United States National Wildlife Refuge in Virginia

The James River National Wildlife Refuge is a National Wildlife Refuge located along the James River in eastern Prince George County, Virginia. The United States Fish and Wildlife Service oversees its management.

One of four refuges that comprise the Eastern Virginia Rivers National Wildlife Refuge Complex, James River National Wildlife Refuge was established in 1991 to protect nesting and roosting habitat of the bald eagle from development.
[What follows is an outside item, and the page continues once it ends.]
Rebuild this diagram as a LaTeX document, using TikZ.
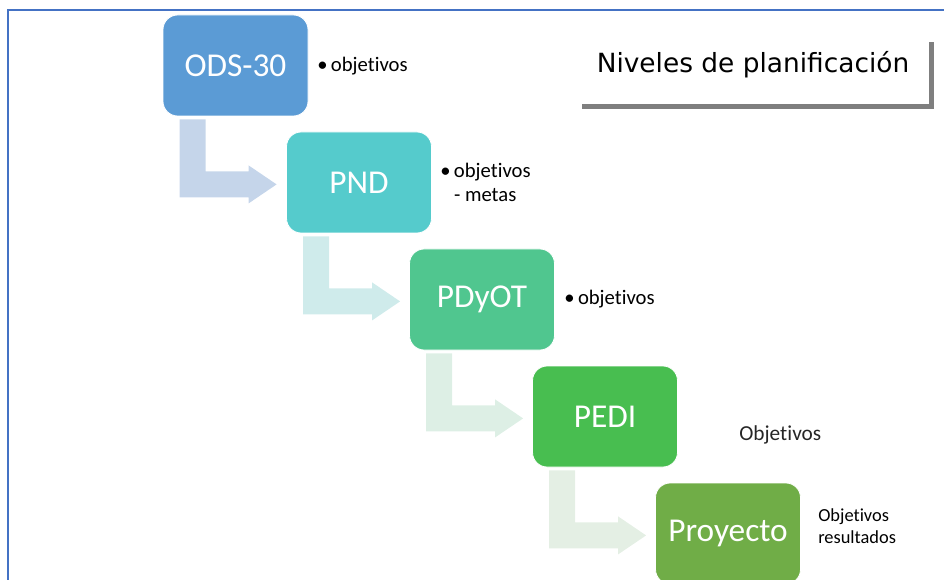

The refuge's 4800 acre of forest and wetlands are bordered by Powell Creek to the west and by Flowerdew A Hundred Plantation to the east.

The land that is now the refuge was the site of Powellbrooke Plantation, whose owner, Captain Nathaniel Powell (one of the original 1607 colonists), his wife, and ten others were killed during the Indian massacre of 1622, and later Merchant's Hope Plantation during colonial times.

== Ecology & Wildlife Management ==
Various research and land management projects are active at James River NWR. Including monitoring bird species like Bald Eagles, monitoring arthropod species like endangered Frosted Elfin, and working to restore longleaf pine savannah, an exceedingly rare habitat in Virginia. Longleaf pine restoration has primarily involved cutting small sections of current loblolly stands, planting longleaf pine and regularly burning the experimental plot to control for longleaf dominance.